◆ INFORMATION SHOWN:
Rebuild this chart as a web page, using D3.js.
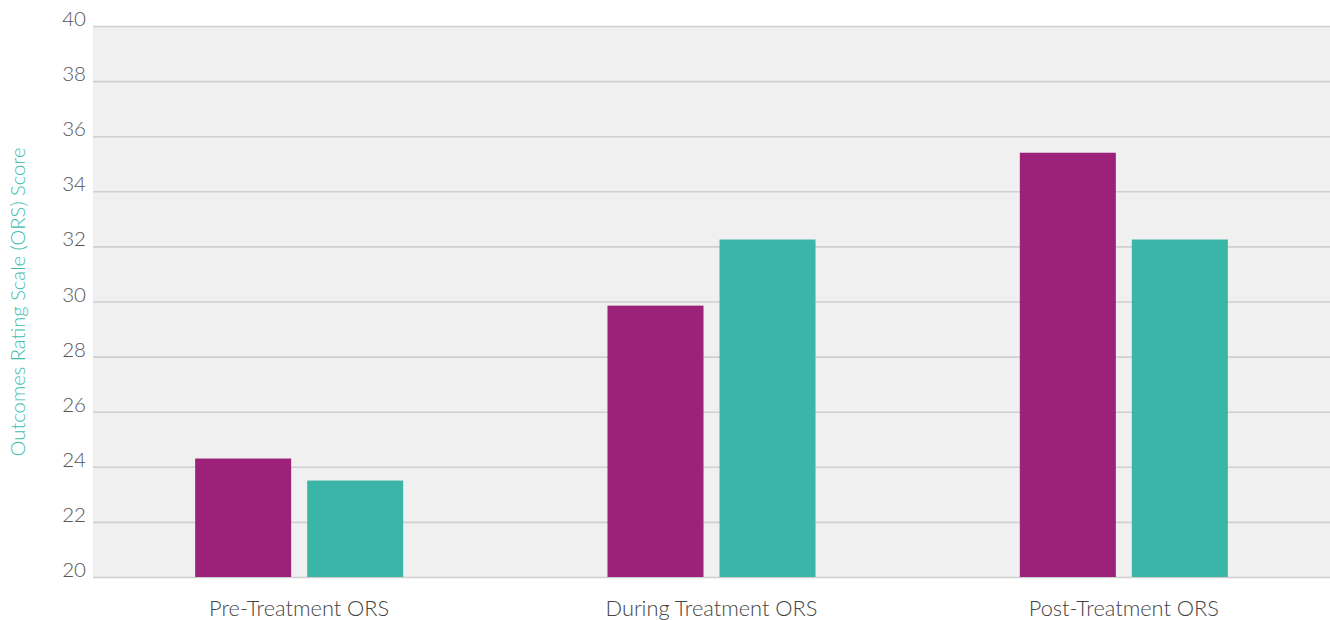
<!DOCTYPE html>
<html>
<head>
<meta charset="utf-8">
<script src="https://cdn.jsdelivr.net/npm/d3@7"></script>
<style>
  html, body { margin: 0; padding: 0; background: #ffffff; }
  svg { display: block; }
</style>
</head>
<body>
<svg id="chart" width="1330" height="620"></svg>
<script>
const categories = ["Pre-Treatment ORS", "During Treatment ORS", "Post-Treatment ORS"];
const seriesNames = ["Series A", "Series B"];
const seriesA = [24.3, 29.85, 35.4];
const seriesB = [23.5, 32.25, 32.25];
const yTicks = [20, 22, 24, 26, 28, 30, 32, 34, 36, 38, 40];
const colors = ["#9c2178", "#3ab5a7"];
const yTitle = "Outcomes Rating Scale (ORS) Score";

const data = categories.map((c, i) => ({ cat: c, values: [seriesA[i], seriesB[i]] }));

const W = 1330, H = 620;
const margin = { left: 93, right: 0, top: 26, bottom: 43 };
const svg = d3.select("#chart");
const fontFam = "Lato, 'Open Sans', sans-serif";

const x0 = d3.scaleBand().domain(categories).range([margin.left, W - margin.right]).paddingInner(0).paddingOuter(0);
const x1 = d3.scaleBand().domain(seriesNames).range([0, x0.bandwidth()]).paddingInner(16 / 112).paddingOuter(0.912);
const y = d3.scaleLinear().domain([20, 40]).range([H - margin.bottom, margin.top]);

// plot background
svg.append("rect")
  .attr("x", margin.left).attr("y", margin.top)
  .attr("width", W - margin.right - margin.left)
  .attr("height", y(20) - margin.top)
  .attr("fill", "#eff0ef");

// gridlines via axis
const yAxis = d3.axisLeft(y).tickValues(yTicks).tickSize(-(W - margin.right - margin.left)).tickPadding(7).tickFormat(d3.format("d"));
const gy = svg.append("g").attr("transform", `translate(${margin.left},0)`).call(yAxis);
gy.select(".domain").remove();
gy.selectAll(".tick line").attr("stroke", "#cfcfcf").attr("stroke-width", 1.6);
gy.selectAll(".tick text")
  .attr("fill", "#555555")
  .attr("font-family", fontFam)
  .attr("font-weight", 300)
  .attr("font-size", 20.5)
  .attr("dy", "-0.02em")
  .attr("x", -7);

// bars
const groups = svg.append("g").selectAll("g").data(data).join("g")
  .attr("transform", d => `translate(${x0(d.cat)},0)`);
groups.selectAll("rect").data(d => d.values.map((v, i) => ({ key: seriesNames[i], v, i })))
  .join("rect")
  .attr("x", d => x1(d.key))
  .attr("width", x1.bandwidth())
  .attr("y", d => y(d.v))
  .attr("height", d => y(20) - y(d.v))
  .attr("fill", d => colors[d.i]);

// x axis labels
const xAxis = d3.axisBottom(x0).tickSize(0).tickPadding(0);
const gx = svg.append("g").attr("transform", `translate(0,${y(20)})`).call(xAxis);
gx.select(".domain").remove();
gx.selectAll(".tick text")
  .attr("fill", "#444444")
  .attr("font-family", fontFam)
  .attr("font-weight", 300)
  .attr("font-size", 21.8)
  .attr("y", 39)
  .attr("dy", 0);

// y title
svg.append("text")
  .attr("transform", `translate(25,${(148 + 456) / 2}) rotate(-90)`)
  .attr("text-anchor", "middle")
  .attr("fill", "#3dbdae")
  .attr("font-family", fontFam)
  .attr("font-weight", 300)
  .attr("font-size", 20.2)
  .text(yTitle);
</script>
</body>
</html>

◆ JOB:
Extract the full listing exactly, with the pictures left out.

◆ EXERCISE OUTPUT:
Rebuild this chart as a web page, using D3.js.
<!DOCTYPE html>
<html>
<head>
<meta charset="utf-8">
<script src="https://cdn.jsdelivr.net/npm/d3@7"></script>
<style>
  html, body { margin: 0; padding: 0; background: #ffffff; }
  svg { display: block; }
</style>
</head>
<body>
<svg id="chart" width="1330" height="620"></svg>
<script>
const categories = ["Pre-Treatment ORS", "During Treatment ORS", "Post-Treatment ORS"];
const seriesNames = ["Series A", "Series B"];
const seriesA = [24.3, 29.85, 35.4];
const seriesB = [23.5, 32.25, 32.25];
const yTicks = [20, 22, 24, 26, 28, 30, 32, 34, 36, 38, 40];
const colors = ["#9c2178", "#3ab5a7"];
const yTitle = "Outcomes Rating Scale (ORS) Score";

const data = categories.map((c, i) => ({ cat: c, values: [seriesA[i], seriesB[i]] }));

const W = 1330, H = 620;
const margin = { left: 93, right: 0, top: 26, bottom: 43 };
const svg = d3.select("#chart");
const fontFam = "Lato, 'Open Sans', sans-serif";

const x0 = d3.scaleBand().domain(categories).range([margin.left, W - margin.right]).paddingInner(0).paddingOuter(0);
const x1 = d3.scaleBand().domain(seriesNames).range([0, x0.bandwidth()]).paddingInner(16 / 112).paddingOuter(0.912);
const y = d3.scaleLinear().domain([20, 40]).range([H - margin.bottom, margin.top]);

// plot background
svg.append("rect")
  .attr("x", margin.left).attr("y", margin.top)
  .attr("width", W - margin.right - margin.left)
  .attr("height", y(20) - margin.top)
  .attr("fill", "#eff0ef");

// gridlines via axis
const yAxis = d3.axisLeft(y).tickValues(yTicks).tickSize(-(W - margin.right - margin.left)).tickPadding(7).tickFormat(d3.format("d"));
const gy = svg.append("g").attr("transform", `translate(${margin.left},0)`).call(yAxis);
gy.select(".domain").remove();
gy.selectAll(".tick line").attr("stroke", "#cfcfcf").attr("stroke-width", 1.6);
gy.selectAll(".tick text")
  .attr("fill", "#555555")
  .attr("font-family", fontFam)
  .attr("font-weight", 300)
  .attr("font-size", 20.5)
  .attr("dy", "-0.02em")
  .attr("x", -7);

// bars
const groups = svg.append("g").selectAll("g").data(data).join("g")
  .attr("transform", d => `translate(${x0(d.cat)},0)`);
groups.selectAll("rect").data(d => d.values.map((v, i) => ({ key: seriesNames[i], v, i })))
  .join("rect")
  .attr("x", d => x1(d.key))
  .attr("width", x1.bandwidth())
  .attr("y", d => y(d.v))
  .attr("height", d => y(20) - y(d.v))
  .attr("fill", d => colors[d.i]);

// x axis labels
const xAxis = d3.axisBottom(x0).tickSize(0).tickPadding(0);
const gx = svg.append("g").attr("transform", `translate(0,${y(20)})`).call(xAxis);
gx.select(".domain").remove();
gx.selectAll(".tick text")
  .attr("fill", "#444444")
  .attr("font-family", fontFam)
  .attr("font-weight", 300)
  .attr("font-size", 21.8)
  .attr("y", 39)
  .attr("dy", 0);

// y title
svg.append("text")
  .attr("transform", `translate(25,${(148 + 456) / 2}) rotate(-90)`)
  .attr("text-anchor", "middle")
  .attr("fill", "#3dbdae")
  .attr("font-family", fontFam)
  .attr("font-weight", 300)
  .attr("font-size", 20.2)
  .text(yTitle);
</script>
</body>
</html>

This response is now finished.